Diferentes setores da economia possuem características tanto comuns quanto específicas. O compliance tradicional, que responde aos riscos de corrupção, é um padrão aplicável a todos os setores. No entanto, certas atividades econômicas demandam abordagens específicas, que devem ser consideradas em programas de conformidade.
Mineração é setor crítico
A mineração, por exemplo, é um setor econômico crítico devido aos riscos inerentes à exploração extrativista.

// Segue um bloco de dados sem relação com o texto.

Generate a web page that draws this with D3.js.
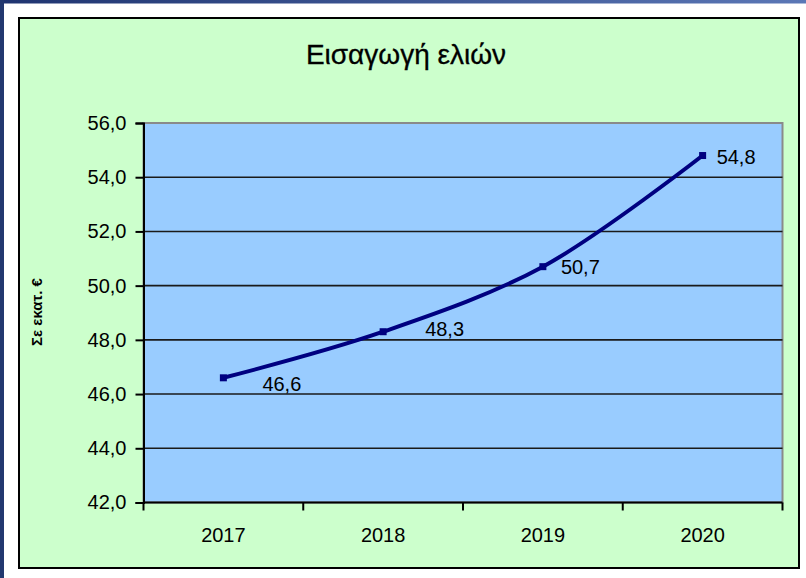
<!DOCTYPE html>
<html>
<head>
<meta charset="utf-8">
<script src="https://cdn.jsdelivr.net/npm/d3@7"></script>
<style>
  body { margin: 0; background: #ffffff; }
  svg { display: block; }
</style>
</head>
<body>
<div id="chart"></div>
<script>
// data
var years = ["2017", "2018", "2019", "2020"];
var values = [46.6, 48.3, 50.7, 54.8];
var yTicks = [42, 44, 46, 48, 50, 52, 54, 56];
var titleText = "Εισαγωγή ελιών";
var yLabelText = "Σε εκατ. €";

// label nudges (dx, dy from the point), placed by hand like in the source chart
var labelNudge = [[39, 6], [42, -3], [18, 0], [14, 1]];

var W = 806, H = 578;
var plot = { left: 143.5, right: 782.5, top: 123, bottom: 502.5 };

var fmt = function(v) { return d3.format(".1f")(v).replace(".", ","); };

var svg = d3.select("#chart")
  .append("svg")
  .attr("width", W)
  .attr("height", H);

// outer slide frame (navy bands)
var defs = svg.append("defs");
var grad = defs.append("linearGradient").attr("id", "topband");
grad.append("stop").attr("offset", "0%").attr("stop-color", "#1f3470");
grad.append("stop").attr("offset", "100%").attr("stop-color", "#5b77b6");

svg.append("rect").attr("width", W).attr("height", H).attr("fill", "#ffffff");
svg.append("rect").attr("x", 0).attr("y", 0).attr("width", W).attr("height", 3.5)
  .attr("fill", "url(#topband)");
svg.append("rect").attr("x", 0).attr("y", 0).attr("width", 4).attr("height", H)
  .attr("fill", "#22386f");

// chart area
svg.append("rect")
  .attr("x", 19).attr("y", 18)
  .attr("width", 780).attr("height", 550)
  .attr("fill", "#ccffcc")
  .attr("stroke", "#000000")
  .attr("stroke-width", 2);

// title
svg.append("text")
  .attr("x", 406)
  .attr("y", 54)
  .attr("text-anchor", "middle")
  .attr("dominant-baseline", "central")
  .style("font-family", "'Liberation Sans', Arial, sans-serif")
  .style("font-size", "28px")
  .style("fill", "#000000")
  .style("stroke", "#000000")
  .style("stroke-width", 0.3)
  .text(titleText);

// scales
var x = d3.scaleBand()
  .domain(years)
  .range([plot.left, plot.right])
  .padding(0);
var y = d3.scaleLinear()
  .domain([42, 56])
  .range([plot.bottom, plot.top]);

// plot area
svg.append("rect")
  .attr("x", plot.left).attr("y", plot.top)
  .attr("width", plot.right - plot.left)
  .attr("height", plot.bottom - plot.top)
  .attr("fill", "#99ccff")
  .attr("stroke", "#8a8a8a")
  .attr("stroke-width", 2);

// gridlines
svg.append("g")
  .selectAll("line")
  .data(yTicks.slice(1, -1))
  .enter()
  .append("line")
  .attr("x1", plot.left).attr("x2", plot.right)
  .attr("y1", function(d) { return y(d); })
  .attr("y2", function(d) { return y(d); })
  .attr("stroke", "#1a1a1a")
  .attr("stroke-width", 1.6);

// Y axis
var yAxis = svg.append("g")
  .attr("transform", "translate(" + plot.left + ",0)")
  .call(d3.axisLeft(y).tickValues(yTicks).tickSize(8).tickPadding(9).tickFormat(fmt));
yAxis.select(".domain").attr("stroke", "#000").attr("stroke-width", 2);
yAxis.selectAll(".tick line").attr("stroke", "#000").attr("stroke-width", 2);
yAxis.selectAll(".tick text")
  .style("font-family", "'Liberation Sans', Arial, sans-serif")
  .style("font-size", "20px")
  .style("fill", "#000");

// X axis (ticks on the category boundaries)
var xAxis = svg.append("g")
  .attr("transform", "translate(0," + plot.bottom + ")");
xAxis.append("line")
  .attr("x1", plot.left).attr("x2", plot.right)
  .attr("stroke", "#000").attr("stroke-width", 2);
xAxis.selectAll(".xtick")
  .data(years)
  .enter()
  .append("line")
  .attr("class", "xtick")
  .attr("x1", function(d) { return x(d) + x.bandwidth(); })
  .attr("x2", function(d) { return x(d) + x.bandwidth(); })
  .attr("y1", 0).attr("y2", 8)
  .attr("stroke", "#000").attr("stroke-width", 2);
xAxis.append("line")
  .attr("x1", plot.left).attr("x2", plot.left)
  .attr("y1", 0).attr("y2", 8)
  .attr("stroke", "#000").attr("stroke-width", 2);
xAxis.selectAll(".xlabel")
  .data(years)
  .enter()
  .append("text")
  .attr("class", "xlabel")
  .attr("x", function(d) { return x(d) + x.bandwidth() / 2; })
  .attr("y", 32)
  .attr("text-anchor", "middle")
  .attr("dominant-baseline", "central")
  .style("font-family", "'Liberation Sans', Arial, sans-serif")
  .style("font-size", "20px")
  .style("fill", "#000")
  .text(function(d) { return d; });

// Y axis title
svg.append("text")
  .attr("text-anchor", "middle")
  .attr("dominant-baseline", "central")
  .attr("transform", "translate(36,312)rotate(-90)")
  .style("font-family", "'Liberation Sans', Arial, sans-serif")
  .style("font-size", "15px")
  .style("font-weight", "bold")
  .style("fill", "#000")
  .text(yLabelText);

// the line (smoothed, like the source)
var pts = years.map(function(d, i) { return { year: d, value: values[i] }; });
var cx = function(d) { return x(d.year) + x.bandwidth() / 2; };

svg.append("path")
  .datum(pts)
  .attr("fill", "none")
  .attr("stroke", "#000080")
  .attr("stroke-width", 4)
  .attr("d", d3.line()
    .x(cx)
    .y(function(d) { return y(d.value); })
    .curve(d3.curveCatmullRom.alpha(0.5))
  );

// markers
svg.append("g")
  .selectAll("rect")
  .data(pts)
  .enter()
  .append("rect")
  .attr("x", function(d) { return cx(d) - 3.5; })
  .attr("y", function(d) { return y(d.value) - 3.5; })
  .attr("width", 7).attr("height", 7)
  .attr("fill", "#000080");

// data labels
svg.append("g")
  .selectAll("text")
  .data(pts)
  .enter()
  .append("text")
  .attr("x", function(d, i) { return cx(d) + labelNudge[i][0]; })
  .attr("y", function(d, i) { return y(d.value) + labelNudge[i][1]; })
  .attr("dominant-baseline", "central")
  .style("font-family", "'Liberation Sans', Arial, sans-serif")
  .style("font-size", "20px")
  .style("fill", "#000")
  .text(function(d) { return fmt(d.value); });
</script>
</body>
</html>
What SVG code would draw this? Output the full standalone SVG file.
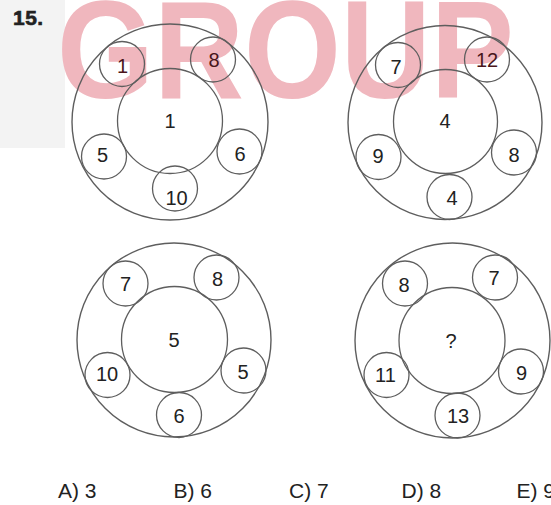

É natural, portanto, que a sociedade, o mercado e o Estado exijam uma política de conformidade mais abrangente para este setor, que no Brasil produz cerca de 70 substâncias minerais metálicas, 45 não metálicas e quatro energéticas, emprega diretamente mais de 200 mil pessoas e cerca de 1 milhão de forma indireta, além de representar aproximadamente 5% do PIB nacional.
Ante as características inerentes ao setor, os programas de compliance da mineração devem priorizar a segurança dos processos, a qualidade das estruturas de disposição de rejeitos, a segurança ocupacional dos trabalhadores, a mitigação dos impactos ambientais, a diversidade e inclusão, o relacionamento com as comunidades, o desenvolvimento local, a comunicação, a inovação, a gestão hídrica, o consumo energético e a gestão de resíduos. Esses são os pilares eleitos pela mineração através de seu diálogo autorregulatório.
A ANM (Agência Nacional de Mineração) foi criada em 2017 em substituição do DPMN (Departamento Nacional de Produção Mineral) e tem como valores a integridade, transparência, inovação, diálogo e sustentabilidade. Nota-se que são componentes da politica da mineração coincidentes com aqueles que o setor minerário elegeu como primordiais.
A urgência da transição de uma economia marrom para uma economia verde coloca a dimensão ambiental (environment) da plataforma ESG em posição de destaque nos programas de compliance do setor de mineração.
O estabelecimento de modelos de “mineração verde” deve ser parte integrante dos programas de conformidade das mineradoras, que devem se comprometer, necessariamente, com a redução do consumo de energia, a diminuição das emissões de carbono e a preservação dos recursos naturais associados à atividade, como a água.
Segurança deve nortear o compliance na mineração
Em virtude dos grandes desastres ocorridos no Brasil em 2015 e 2019, torna-se evidente que o vetor fundamental para o compliance no setor mineral deve ser a segurança. A Lei nº 12334/10 estabeleceu a Política Nacional de Segurança de Barragens. A Lei nº 14.966/20 proibiu a construção de barragens de mineração a montante, método em que os diques de contenção se apoiam sobre os próprios rejeitos.
A mesma lei também determinou a descaracterização de todas as barragens construídas por essa metodologia. O termo “descaracterização” é relativamente polissêmico, conforme destacam Rafaela S. Massignam e Luis Enrique Sánchez. Mas é inegável que o objetivo dessa medida é reduzir os riscos ao meio ambiente e às comunidades, desativando a barragem e promovendo a recuperação da área afetada. O esforço de compliance nesse aspecto é desafiador, dada a complexidade técnica envolvida na tarefa de descaracterização.
Essa exigência legal é pioneira no mundo, e o êxito brasileiro contribuirá para o desenvolvimento do acervo técnico mundial relativo ao fechamento de barragens de rejeitos de diferentes tipos.
Nesse cenário, as novas normas da politica da mineração exigem uma ampliação dos temas a serem tratados pelos programas de compliance da mineração. Não basta uma empresa se contentar com o programa tradicional de compliance. A maturidade das mineradoras deve ser medida pela adequação do seu programa às exigências do environment e especialmente da segurança, temas muito caros à sociedade brasileira.